Privacy isn't as simple as targeted advertising

We are in this generational grey area when it comes to privacy. To the generation before us, privacy was a tangible thing with very defined *physical* boundaries. Your house, for example, is a physical boundary for your privacy. What you audibly tell a neighbor or a grocery store employee is equally tangible and controllable.

We don't live in that world anymore.

Privacy is now completely nebulous and technology is moving so fast that even the most savvy people working on the bleeding edge of it don't really grasp the implications of it. Of course, we can't even define the problem to begin with: "What is private information?" Sure, some of it is obvious: a credit card number, SSN, bank account, etc. Unfortunately, most of it is not.

Is your IP address private? A few years ago, I would have said no, but with the current advancements in geolocation technology and/or the loose lips of today's Internet Service Providers, the distance between IP address and physical address is getting shorter and shorter.

It is also possible for a website to accurately identify you from millions other visitors simply by asking your computer what web browser you are using. It doesn't ask you, the user. In fact, this query happens invisibly behind the scenes before you even see the first image appear on your screen.

Your IP address and web browser information becomes just another entry in a companies marketing database so that they can provide better services, right? Yeah, at first...

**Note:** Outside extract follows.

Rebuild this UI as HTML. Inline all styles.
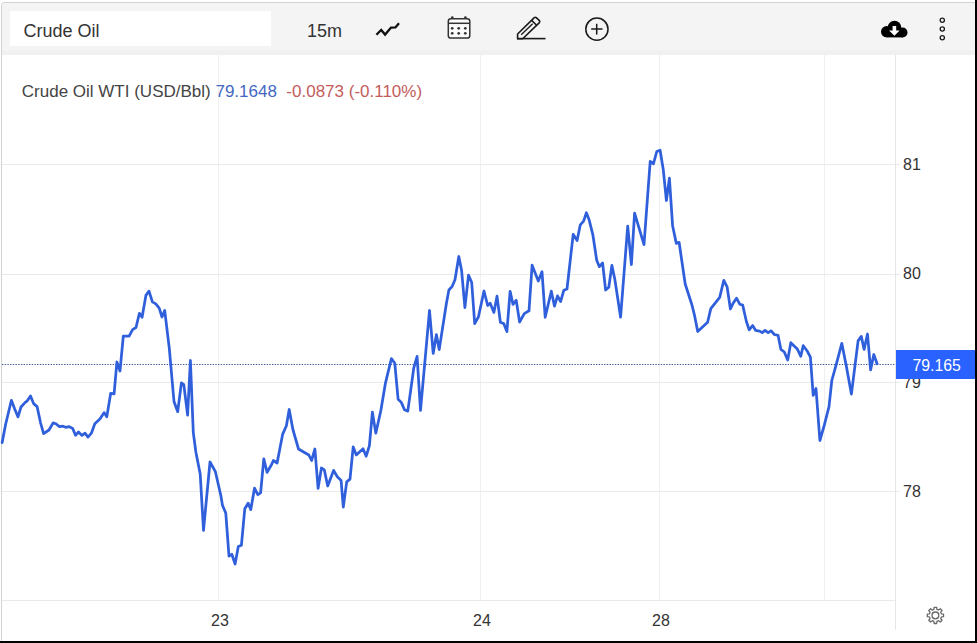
<!DOCTYPE html>
<html><head><meta charset="utf-8">
<style>
*{margin:0;padding:0;box-sizing:border-box;}
html,body{width:977px;height:643px;overflow:hidden;background:#fff;font-family:"Liberation Sans",sans-serif;}
.abs{position:absolute;}
#wrap{position:absolute;left:1px;top:2px;width:974px;height:639px;border-top:1px solid #d2d2d2;border-left:1px solid #d2d2d2;border-top-left-radius:4px;background:#fff;overflow:hidden;}
#tb{position:absolute;left:0;top:0;width:973px;height:52px;background:linear-gradient(#f4f4f4 0,#f4f4f4 47px,#f0f0f0 48px,#f0f0f0 52px);}
#search{position:absolute;left:8px;top:7.5px;width:260.5px;height:35px;background:#fff;}
#search span{position:absolute;left:13.5px;top:11.5px;font-size:18px;color:#333;line-height:18px;}
#tf{position:absolute;left:305px;top:18.5px;font-size:18px;color:#333;line-height:18px;}
#legend{position:absolute;left:21.8px;top:83.2px;font-size:17px;line-height:17px;color:#444;white-space:nowrap;}
.blue{color:#4468c2;}
.red{color:#c45c5c;}
.ax{position:absolute;font-size:16px;line-height:16px;color:#333;}
#plbl{position:absolute;left:896px;top:350px;width:79px;height:29px;background:#2962ff;color:#fff;font-size:15.8px;line-height:16px;padding-top:8px;padding-left:16.5px;}
#rb{position:absolute;left:975px;top:0;width:2px;height:643px;background:#000;}
#bb{position:absolute;left:0;top:641px;width:977px;height:2px;background:#000;}
</style></head><body>
<div id="wrap">
<div id="tb">
 <div id="search"><span>Crude Oil</span></div>
 <div id="tf">15m</div>
</div>
</div>
<svg class="abs" style="left:0;top:0" width="977" height="643" viewBox="0 0 977 643">
 <g stroke="#f0f0f0" stroke-width="1" fill="none" shape-rendering="crispEdges">
  <line x1="218.5" y1="55" x2="218.5" y2="601"/>
  <line x1="480.5" y1="55" x2="480.5" y2="601"/>
  <line x1="659.5" y1="55" x2="659.5" y2="601"/>
  <line x1="824.5" y1="55" x2="824.5" y2="601"/>
 </g>
 <g stroke="#eaeaea" stroke-width="1" fill="none" shape-rendering="crispEdges">
  <line x1="2" y1="164.5" x2="900" y2="164.5"/>
  <line x1="2" y1="274.5" x2="900" y2="274.5"/>
  <line x1="2" y1="382.5" x2="900" y2="382.5"/>
  <line x1="2" y1="491.5" x2="900" y2="491.5"/>
  <line x1="2" y1="600.5" x2="895" y2="600.5"/>
 </g>
 <line x1="895.5" y1="55" x2="895.5" y2="630" stroke="#e6e6e6" stroke-width="1" shape-rendering="crispEdges"/>
 <line x1="2" y1="364.5" x2="895" y2="364.5" stroke="#44599a" stroke-width="1" stroke-dasharray="1.4 1.3"/>
 <polyline points="2.1,442.7 5.6,424.5 11.4,400.3 14.7,409 18,416.9 21,407 25.2,402.4 27.3,400.8 30.5,395.9 33.6,403.6 37.1,406.6 40.6,423 43.6,433.6 49,430 53.1,422.9 55.9,423.8 59.4,426.6 62.9,426.2 65.7,427.3 69.2,426.6 72.7,428.5 75.5,435.3 78.5,432 82,435.4 85,433.2 88,437.1 91.4,433.2 94.8,423.8 99.9,419 104.2,412.6 106.8,416.9 110.7,393.3 114.1,393.8 116.9,362 120,371 123.3,336.1 129.1,336.1 132.6,329.6 136,327.5 139.4,313.3 142.1,317.3 145.9,295.4 149,291.1 152.4,301.9 155.8,303.9 159.2,308.2 162,317 164.7,310.5 169.3,348.4 174,401.5 177.7,411.7 181.4,382.9 183.8,384.7 187.6,415.1 190.4,360.5 193.3,432.6 195.9,452.2 200.2,473.9 203.5,530.4 210,462 215.4,471.7 220.9,495.7 222.4,504.9 225.8,513.3 229,556.1 231.8,554.3 235.1,564 238.3,546.5 241.4,545.3 244.8,508.7 248.1,503.1 250.8,509.6 254.5,488.2 257.8,494.7 260.6,492.8 263.8,458.9 267.1,472.3 270.9,465.8 273.4,460.5 277.1,463 282.7,434.1 286.4,425.7 289.2,409.5 292.9,429.5 298.5,449 303.2,451.8 308.8,455 311.6,460.5 314.9,449 318.1,488.3 321.4,468 324.3,469.8 327.7,486 333.6,470.4 337.3,476.7 341.1,480.4 343.3,507.1 346.7,481.9 350,479.1 353.2,446.9 356.3,454.9 363,448.8 366.2,456.2 369.4,445.6 372.4,412.1 375.8,433.1 380.8,410.8 385.5,382.8 391.4,358.6 394.8,363.3 398.1,399.2 401.3,402.4 404.5,409.8 407.8,411.1 413.8,367.9 417.1,356.4 420.5,410.4 429.5,310.5 433.2,353.4 436.4,334.7 439.2,349.6 446.3,304 448.9,290 452.2,286.3 455,279.8 458.8,256.5 461.6,270.5 464.9,307.7 468.5,275.1 471.7,282.5 474.7,323.6 478.4,317 484,291 487.7,305.5 490.1,303.1 493.9,312.4 497,296.2 500.4,322.3 503.7,323.6 506.9,331.6 510.1,291.3 513,304.4 516.2,300.3 519.6,322 524.3,313.6 529,310.8 532.1,265.2 538.3,281 542,271.7 545.2,317.3 551.3,291.2 554.5,306.1 557.5,295.9 560.6,301.5 563.8,290.3 567,289 573.2,234.3 577.1,240.6 580.3,224.8 583.6,221.1 586.4,212.7 589.2,220.1 592.9,235 596.7,260.2 599.4,266.7 602.6,263 605.6,290 608.8,287.2 611.9,265.4 614.9,279.7 619,306.7 620.6,317.2 627.7,226.2 631.4,264.5 634.6,213.1 644,244.6 650.2,161.4 653.4,163.8 656.8,151.5 660.1,150.2 663.3,169.8 666.4,200.5 669.4,178.2 672.6,225.7 676.3,243.4 679.1,242.3 685.2,284 691.8,304.5 694.6,315.7 697.7,331.5 707.6,322.2 710.8,308.6 719.7,297.4 723.8,280.3 727.1,286.8 730.4,309 732.8,303.8 736.5,298.2 739.9,304.3 742.7,305.1 746.4,321.5 749.2,329.8 752.6,325.5 755.7,330.4 759.5,331.1 762.2,332.6 765,330.4 768.2,332.6 771.2,330.8 774.3,334.5 778.1,335.4 780.9,349.4 784.3,352 787.7,360 790.8,342.7 797.3,348.9 800.7,356.3 803.3,345.7 807,350.7 810.4,357.2 813.2,395.4 816,388.5 819.9,440.5 824.3,425.2 829,406.6 831.8,380.5 836.2,364.7 841.8,343.3 846.4,366.6 851.4,394.1 858.1,340.9 861.3,336.4 864.1,349.4 867.5,334 870.6,369.9 873.8,354.5 877.1,363.8" fill="none" stroke="#2f5fdb" stroke-width="2.75" stroke-linejoin="round" stroke-linecap="round"/>
 <!-- toolbar icons -->
 <polyline points="376.4,34.8 381.2,30 385.1,34.6 391,27.6 395.4,27.4 399,23.2" fill="none" stroke="#111" stroke-width="2.3" stroke-linejoin="miter"/>
 <g fill="none" stroke="#333" stroke-width="1.5">
  <rect x="448.3" y="18.7" width="21.5" height="19.4" rx="2.6" fill="#fcfcfc"/>
  <line x1="448.5" y1="23.3" x2="469.5" y2="23.3"/>
 </g>
 <g fill="#333">
  <circle cx="452.3" cy="17.7" r="1.35"/><circle cx="465.4" cy="17.7" r="1.35"/>
  <circle cx="452.2" cy="28.3" r="1.35"/><circle cx="458.7" cy="28.3" r="1.35"/><circle cx="465.3" cy="28.3" r="1.35"/>
  <circle cx="452.2" cy="33.3" r="1.35"/><circle cx="458.7" cy="33.3" r="1.35"/><circle cx="465.3" cy="33.3" r="1.35"/>
 </g>
 <g fill="none" stroke="#1a1a1a" stroke-width="1.6" stroke-linejoin="round">
  <path d="M517.6,38.8 L517.6,34 L534.3,17.6 Q535.3,16.8 536.3,17.6 L539.4,20.6 Q540.2,21.6 539.4,22.6 L522.7,38.8 Z"/>
  <line x1="531.6" y1="20.4" x2="536.4" y2="25"/>
  <line x1="521.2" y1="34.8" x2="532.6" y2="23.7" stroke-width="1.3"/>
  <line x1="517" y1="38.6" x2="545.5" y2="38.6"/>
 </g>
 <g fill="none" stroke="#1a1a1a" stroke-width="1.5">
  <circle cx="596.9" cy="29.2" r="11.1"/>
  <line x1="591.2" y1="29" x2="602.5" y2="29"/>
  <line x1="596.7" y1="23.8" x2="596.7" y2="34.6"/>
 </g>
 <g fill="#000"><circle cx="894.5" cy="27.5" r="6.8"/><circle cx="886.6" cy="31.7" r="5.6"/><circle cx="902.6" cy="32.5" r="4.9"/><rect x="886.6" y="30" width="16" height="7.4"/></g>
 <path d="M892.6,26 L896.2,26 L896.2,30.5 L899.6,30.5 L894.4,35.8 L889,30.5 L892.6,30.5 Z" fill="#fff"/>
 <g fill="none" stroke="#1a1a1a" stroke-width="1.3">
  <circle cx="942.3" cy="20.2" r="2.1"/><circle cx="942.3" cy="29" r="2.1"/><circle cx="942.3" cy="37.8" r="2.1"/>
 </g>
 <!-- gear -->
 <g transform="translate(935.4,615.4)" fill="none" stroke="#6a6a6a" stroke-width="1.3">
  <circle r="3.4"/>
  <path d="M-1.50,-6.02 L-1.28,-8.10 L1.28,-8.10 L1.50,-6.02 L3.19,-5.31 L4.82,-6.63 L6.63,-4.82 L5.31,-3.19 L6.02,-1.50 L8.10,-1.28 L8.10,1.28 L6.02,1.50 L5.31,3.19 L6.63,4.82 L4.82,6.63 L3.19,5.31 L1.50,6.02 L1.28,8.10 L-1.28,8.10 L-1.50,6.02 L-3.19,5.31 L-4.82,6.63 L-6.63,4.82 L-5.31,3.19 L-6.02,1.50 L-8.10,1.28 L-8.10,-1.28 L-6.02,-1.50 L-5.31,-3.19 L-6.63,-4.82 L-4.82,-6.63 L-3.19,-5.31 Z" stroke-linejoin="round"/>
 </g>
</svg>
<div id="legend">Crude Oil WTI (USD/Bbl) <span class="blue">79.1648</span>&nbsp; <span class="red">-0.0873 (-0.110%)</span></div>
<div class="ax" style="left:903px;top:157px">81</div>
<div class="ax" style="left:903px;top:266px">80</div>
<div class="ax" style="left:903px;top:375px">79</div>
<div class="ax" style="left:903px;top:484px">78</div>
<div class="ax" style="left:211px;top:613px">23</div>
<div class="ax" style="left:473px;top:613px">24</div>
<div class="ax" style="left:652px;top:613px">28</div>
<div id="plbl">79.165</div>
<div id="rb"></div><div id="bb"></div>
</body></html>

Turns out, that database is a goldmine. Publicly traded companies are required by law to make a profit, right? Well it's amazing how fast shareholders will sell out their customers when times get tough, say around a bankruptcy filing. Your private information just became an asset that can be used to make a profit and/or pay a debt. I personally saw this happen when I worked for Harry & David. If you ever order anything from them, you will invariably  notice that the very next year, you will have a mailbox stuffed full of catalogs from crap companies you've never heard of. Harry & David sells your personal information with impunity and once they have it, there's nothing you can do.

Enter Choicepoint. Choicepoint was a data aggregation company. They bought databases like this, aggregated their information, chopped it up into bite sized chunks and sold it to the highest bidders... At their heyday, they had over 17 billion records and sold this information to over 100,000 clients, including over 7000 different government agencies. (Wikipedia) They didn't adequately protect this information and in 2004, they were hacked.

Choicepoint's database is now in the hands of LexisNexus, the largest searchable database of personal information in the world.

I take my privacy very seriously, but even I can't keep up. If you want a scare, go to your Google Dashboard and just see what this one company knows about you. Go to Pipl.com and just search on your name and see what's just available to anyone with an [ENTER] key.

Complacency in the name of savings at your local big box store is not the right answer... primarily because we are still struggling to ask the right question.